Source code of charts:

....

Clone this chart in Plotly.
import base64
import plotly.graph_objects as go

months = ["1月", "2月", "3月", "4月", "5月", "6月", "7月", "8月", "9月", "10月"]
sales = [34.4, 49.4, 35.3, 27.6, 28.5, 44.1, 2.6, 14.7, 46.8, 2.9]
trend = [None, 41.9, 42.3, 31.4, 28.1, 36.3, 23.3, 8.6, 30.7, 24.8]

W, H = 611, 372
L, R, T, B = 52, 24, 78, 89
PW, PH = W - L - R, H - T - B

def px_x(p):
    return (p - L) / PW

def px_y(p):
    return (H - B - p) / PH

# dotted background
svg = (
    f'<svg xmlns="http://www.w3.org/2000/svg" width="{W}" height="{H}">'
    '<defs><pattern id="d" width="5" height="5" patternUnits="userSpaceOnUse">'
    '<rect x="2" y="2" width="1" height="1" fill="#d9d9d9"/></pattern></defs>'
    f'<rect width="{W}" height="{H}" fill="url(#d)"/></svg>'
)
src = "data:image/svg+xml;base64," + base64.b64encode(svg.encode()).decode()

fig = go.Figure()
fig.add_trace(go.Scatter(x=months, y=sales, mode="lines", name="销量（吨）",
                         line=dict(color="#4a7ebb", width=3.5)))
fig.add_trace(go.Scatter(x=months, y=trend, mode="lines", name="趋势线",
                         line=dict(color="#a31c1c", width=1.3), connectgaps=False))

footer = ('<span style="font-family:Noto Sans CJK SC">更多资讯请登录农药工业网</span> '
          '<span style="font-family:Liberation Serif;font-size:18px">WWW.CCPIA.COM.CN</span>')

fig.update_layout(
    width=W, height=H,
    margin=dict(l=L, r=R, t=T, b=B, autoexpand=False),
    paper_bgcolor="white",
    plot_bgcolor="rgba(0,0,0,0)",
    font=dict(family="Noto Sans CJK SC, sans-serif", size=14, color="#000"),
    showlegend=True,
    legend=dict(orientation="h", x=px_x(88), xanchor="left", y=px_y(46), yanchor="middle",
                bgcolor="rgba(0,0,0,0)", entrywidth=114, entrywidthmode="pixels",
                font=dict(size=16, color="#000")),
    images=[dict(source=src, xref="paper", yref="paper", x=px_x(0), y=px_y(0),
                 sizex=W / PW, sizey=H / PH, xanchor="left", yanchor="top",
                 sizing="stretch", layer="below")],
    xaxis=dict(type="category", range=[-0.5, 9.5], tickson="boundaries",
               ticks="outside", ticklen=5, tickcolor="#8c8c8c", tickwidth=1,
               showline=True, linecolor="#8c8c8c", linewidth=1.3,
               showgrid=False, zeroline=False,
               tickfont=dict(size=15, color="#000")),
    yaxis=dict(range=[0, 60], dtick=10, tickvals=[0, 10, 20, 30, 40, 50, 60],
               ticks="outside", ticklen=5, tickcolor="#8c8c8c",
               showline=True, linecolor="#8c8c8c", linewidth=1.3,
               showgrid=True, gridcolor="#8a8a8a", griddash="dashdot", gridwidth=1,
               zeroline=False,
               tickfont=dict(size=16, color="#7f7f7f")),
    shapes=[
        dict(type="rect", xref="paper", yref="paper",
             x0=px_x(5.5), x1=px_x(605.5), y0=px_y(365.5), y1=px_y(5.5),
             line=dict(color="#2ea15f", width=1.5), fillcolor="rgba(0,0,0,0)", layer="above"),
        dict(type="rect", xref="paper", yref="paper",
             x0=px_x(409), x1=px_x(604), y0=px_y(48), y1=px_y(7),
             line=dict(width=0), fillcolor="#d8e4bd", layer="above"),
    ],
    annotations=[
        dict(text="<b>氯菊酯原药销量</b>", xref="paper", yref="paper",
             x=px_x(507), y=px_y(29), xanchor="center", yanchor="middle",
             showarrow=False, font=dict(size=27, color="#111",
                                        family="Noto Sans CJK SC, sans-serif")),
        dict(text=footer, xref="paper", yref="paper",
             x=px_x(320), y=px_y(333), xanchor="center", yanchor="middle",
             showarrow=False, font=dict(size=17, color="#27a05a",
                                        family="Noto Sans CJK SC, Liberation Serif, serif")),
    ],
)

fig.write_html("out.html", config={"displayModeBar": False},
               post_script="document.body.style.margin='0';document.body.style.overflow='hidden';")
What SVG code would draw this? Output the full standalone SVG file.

....

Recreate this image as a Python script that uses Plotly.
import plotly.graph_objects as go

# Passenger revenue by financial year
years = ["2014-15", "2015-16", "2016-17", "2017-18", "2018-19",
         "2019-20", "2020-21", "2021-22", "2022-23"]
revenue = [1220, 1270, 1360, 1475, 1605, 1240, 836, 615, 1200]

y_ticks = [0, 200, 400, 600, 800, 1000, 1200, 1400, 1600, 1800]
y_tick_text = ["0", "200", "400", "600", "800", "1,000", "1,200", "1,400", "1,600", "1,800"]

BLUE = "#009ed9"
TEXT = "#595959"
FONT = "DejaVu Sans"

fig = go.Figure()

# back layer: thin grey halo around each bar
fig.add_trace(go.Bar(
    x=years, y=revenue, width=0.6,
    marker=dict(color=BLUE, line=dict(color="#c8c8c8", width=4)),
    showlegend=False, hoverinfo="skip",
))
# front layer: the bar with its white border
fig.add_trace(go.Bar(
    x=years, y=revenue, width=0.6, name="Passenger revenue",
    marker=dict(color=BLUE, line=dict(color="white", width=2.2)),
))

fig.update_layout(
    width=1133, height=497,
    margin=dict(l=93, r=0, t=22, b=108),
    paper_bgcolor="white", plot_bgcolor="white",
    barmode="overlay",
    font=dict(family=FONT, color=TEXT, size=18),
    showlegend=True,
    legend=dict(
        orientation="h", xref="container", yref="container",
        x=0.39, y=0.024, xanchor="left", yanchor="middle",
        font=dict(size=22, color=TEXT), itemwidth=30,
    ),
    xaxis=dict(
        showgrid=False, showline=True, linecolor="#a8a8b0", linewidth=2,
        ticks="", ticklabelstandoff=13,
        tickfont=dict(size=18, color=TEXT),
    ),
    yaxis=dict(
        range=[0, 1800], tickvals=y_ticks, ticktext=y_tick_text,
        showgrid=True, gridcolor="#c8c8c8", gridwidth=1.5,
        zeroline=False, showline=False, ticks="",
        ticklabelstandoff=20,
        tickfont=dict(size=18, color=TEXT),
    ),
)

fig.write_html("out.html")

....

WORK TO DO: From the listing above, output exactly the run of lines that starts with the line containing "Clone this chart in Plotly." and ends with the line containing "8.6, 30.7, 24.8]".

COMPLETED EXERCISE:
Clone this chart in Plotly.
import base64
import plotly.graph_objects as go

months = ["1月", "2月", "3月", "4月", "5月", "6月", "7月", "8月", "9月", "10月"]
sales = [34.4, 49.4, 35.3, 27.6, 28.5, 44.1, 2.6, 14.7, 46.8, 2.9]
trend = [None, 41.9, 42.3, 31.4, 28.1, 36.3, 23.3, 8.6, 30.7, 24.8]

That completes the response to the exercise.